The star has a strong magnetic field with a mean intensity of about 600 gauss which may be an underestimate. The magnetic field drives high chromospheric activity, and may be capable of trapping coronal mass ejections.

According to Garraffo et al. (2017), TRAPPIST-1 loses about 3×10⁻¹⁴ solar masses per year to the stellar wind, a rate which is about 1.5 times that of the Sun. Dong et al. (2018) simulated the observed properties of TRAPPIST-1 with a mass loss of 4.1×10⁻¹⁵ solar masses per year. Simulations to estimate mass loss are complicated because, as of 2019, most of the parameters that govern TRAPPIST-1's stellar wind are not known from direct observation.

Planetary system

TRAPPIST-1 is orbited by seven planets, designated TRAPPIST-1b, 1c, 1d, 1e, 1f, 1g, and 1h in alphabetic order going out from the star.
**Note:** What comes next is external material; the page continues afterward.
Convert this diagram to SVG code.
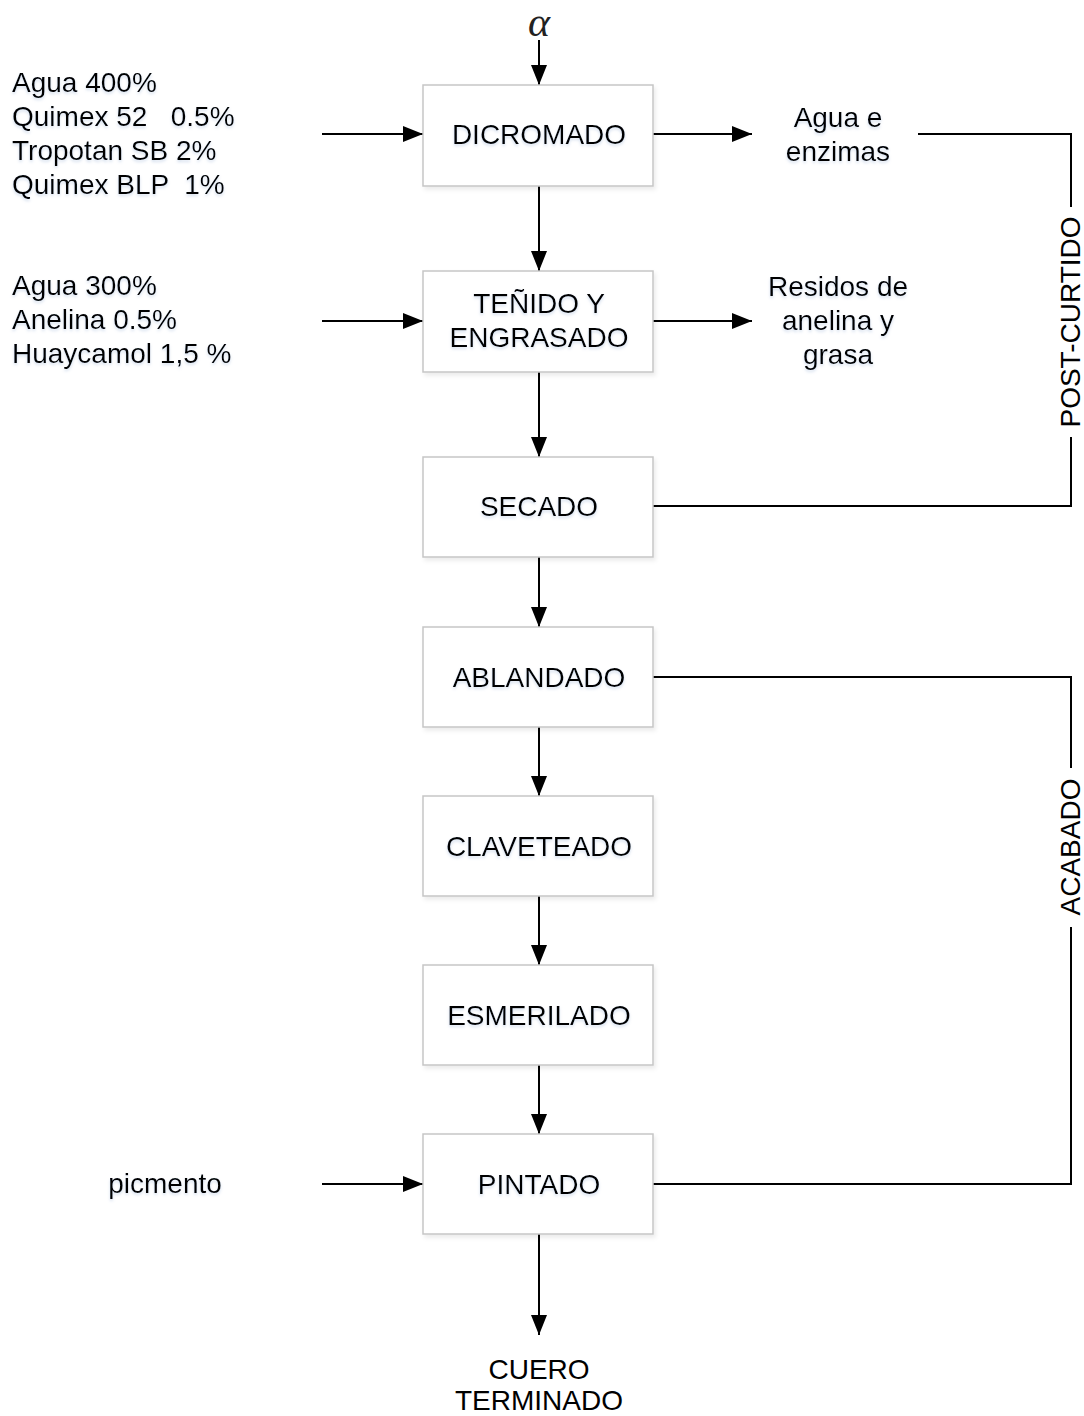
<svg xmlns="http://www.w3.org/2000/svg" width="1084" height="1416" viewBox="0 0 1084 1416">
<style>
.box{fill:#fff;stroke:#c6c6c6;stroke-width:1.5}
.t{font-family:"Liberation Sans",Arial,sans-serif;font-size:28px;fill:#000}
.c{text-anchor:middle}
.ln{fill:none;stroke:#000;stroke-width:2}
</style>
<defs>
<marker id="ah" markerUnits="userSpaceOnUse" markerWidth="20" markerHeight="16" refX="20" refY="8" orient="auto">
<path d="M0,0 L20,8 L0,16 Z" fill="#000"/>
</marker>
<filter id="glow" x="-10%" y="-30%" width="120%" height="160%">
<feDropShadow dx="0" dy="2" stdDeviation="1.5" flood-color="#9fb6d8" flood-opacity="0.45"/>
</filter>
<filter id="bsh" x="-5%" y="-5%" width="112%" height="115%">
<feDropShadow dx="2" dy="3" stdDeviation="2" flood-color="#000" flood-opacity="0.08"/>
</filter>
</defs>

<g id="connectors">
<line class="ln" x1="539" y1="40" x2="539" y2="85" marker-end="url(#ah)"/>
<line class="ln" x1="539" y1="186" x2="539" y2="271" marker-end="url(#ah)"/>
<line class="ln" x1="539" y1="372" x2="539" y2="457" marker-end="url(#ah)"/>
<line class="ln" x1="539" y1="557" x2="539" y2="627" marker-end="url(#ah)"/>
<line class="ln" x1="539" y1="727" x2="539" y2="796" marker-end="url(#ah)"/>
<line class="ln" x1="539" y1="896" x2="539" y2="965" marker-end="url(#ah)"/>
<line class="ln" x1="539" y1="1065" x2="539" y2="1134" marker-end="url(#ah)"/>
<line class="ln" x1="539" y1="1234" x2="539" y2="1335" marker-end="url(#ah)"/>
<line class="ln" x1="322" y1="134" x2="423" y2="134" marker-end="url(#ah)"/>
<line class="ln" x1="322" y1="321" x2="423" y2="321" marker-end="url(#ah)"/>
<line class="ln" x1="322" y1="1184" x2="423" y2="1184" marker-end="url(#ah)"/>
<line class="ln" x1="653" y1="134" x2="752" y2="134" marker-end="url(#ah)"/>
<line class="ln" x1="653" y1="321" x2="752" y2="321" marker-end="url(#ah)"/>
<polyline class="ln" points="918,134 1071,134 1071,207"/>
<polyline class="ln" points="1071,437 1071,506 653,506"/>
<polyline class="ln" points="653,677 1071,677 1071,768"/>
<polyline class="ln" points="1071,927 1071,1184 653,1184"/>
</g>

<g id="alpha"><text x="539" y="36" font-family="'Liberation Serif','DejaVu Serif',serif" font-style="italic" font-size="42" text-anchor="middle" fill="#222">α</text></g>

<g id="in1" class="t" filter="url(#glow)">
<text x="12" y="92">Agua 400%</text>
<text x="12" y="126" xml:space="preserve">Quimex 52   0.5%</text>
<text x="12" y="160">Tropotan SB 2%</text>
<text x="12" y="194" xml:space="preserve">Quimex BLP  1%</text>
</g>
<g id="in2" class="t" filter="url(#glow)">
<text x="12" y="295">Agua 300%</text>
<text x="12" y="329">Anelina 0.5%</text>
<text x="12" y="363">Huaycamol 1,5 %</text>
</g>
<g id="in3" class="t c" filter="url(#glow)"><text x="165" y="1193">picmento</text></g>

<g id="out1" class="t c" filter="url(#glow)">
<text x="838" y="127">Agua e</text>
<text x="838" y="161">enzimas</text>
</g>
<g id="out2" class="t c" filter="url(#glow)">
<text x="838" y="296">Residos de</text>
<text x="838" y="330">anelina y</text>
<text x="838" y="364">grasa</text>
</g>

<g id="dicromado"><rect class="box" x="423" y="85" width="230" height="101" filter="url(#bsh)"/><text class="t c" x="539" y="144" filter="url(#glow)">DICROMADO</text></g>
<g id="tenido"><rect class="box" x="423" y="271" width="230" height="101" filter="url(#bsh)"/><text class="t c" x="539" y="313" filter="url(#glow)">TEÑIDO Y</text><text class="t c" x="539" y="347" filter="url(#glow)">ENGRASADO</text></g>
<g id="secado"><rect class="box" x="423" y="457" width="230" height="100" filter="url(#bsh)"/><text class="t c" x="539" y="516" filter="url(#glow)">SECADO</text></g>
<g id="ablandado"><rect class="box" x="423" y="627" width="230" height="100" filter="url(#bsh)"/><text class="t c" x="539" y="687" filter="url(#glow)">ABLANDADO</text></g>
<g id="claveteado"><rect class="box" x="423" y="796" width="230" height="100" filter="url(#bsh)"/><text class="t c" x="539" y="856" filter="url(#glow)">CLAVETEADO</text></g>
<g id="esmerilado"><rect class="box" x="423" y="965" width="230" height="100" filter="url(#bsh)"/><text class="t c" x="539" y="1025" filter="url(#glow)">ESMERILADO</text></g>
<g id="pintado"><rect class="box" x="423" y="1134" width="230" height="100" filter="url(#bsh)"/><text class="t c" x="539" y="1194" filter="url(#glow)">PINTADO</text></g>

<g id="cuero" class="t c">
<text x="539" y="1379">CUERO</text>
<text x="539" y="1410">TERMINADO</text>
</g>

<g id="post-curtido"><text class="t c" transform="translate(1080,322) rotate(-90)">POST-CURTIDO</text></g>
<g id="acabado"><text class="t c" transform="translate(1080,847) rotate(-90)">ACABADO</text></g>
</svg>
These planets have orbital periods ranging from 1.5 to 19 days, at distances of 0.011–0.059 astronomical units (1.7–8.9 million km).

All the planets are much closer to their star than Mercury is to the Sun, with the distance between TRAPPIST-1b and 1c at syzygy being only twice that between the Earth and Moon, making the TRAPPIST-1 system very compact. Kral et al. (2018) did not detect any comets around TRAPPIST-1, and Marino et al. (2020) found no evidence of a Kuiper belt, although it is uncertain whether a Solar System-like belt around TRAPPIST-1 would be observable from Earth. Observations with the Atacama Large Millimeter Array found no evidence of a circumstellar dust disk.

The inclinations of planetary orbits relative to each other are less than 0.1 degrees, making TRAPPIST-1 the flattest planetary system in the NASA Exoplanet Archive. The orbits are highly circular, with minimal eccentricities and are well-aligned with the spin axis of TRAPPIST-1. The planets orbit in the same plane and, from the perspective of the Solar System, transit TRAPPIST-1 during their orbit and frequently pass in front of each other.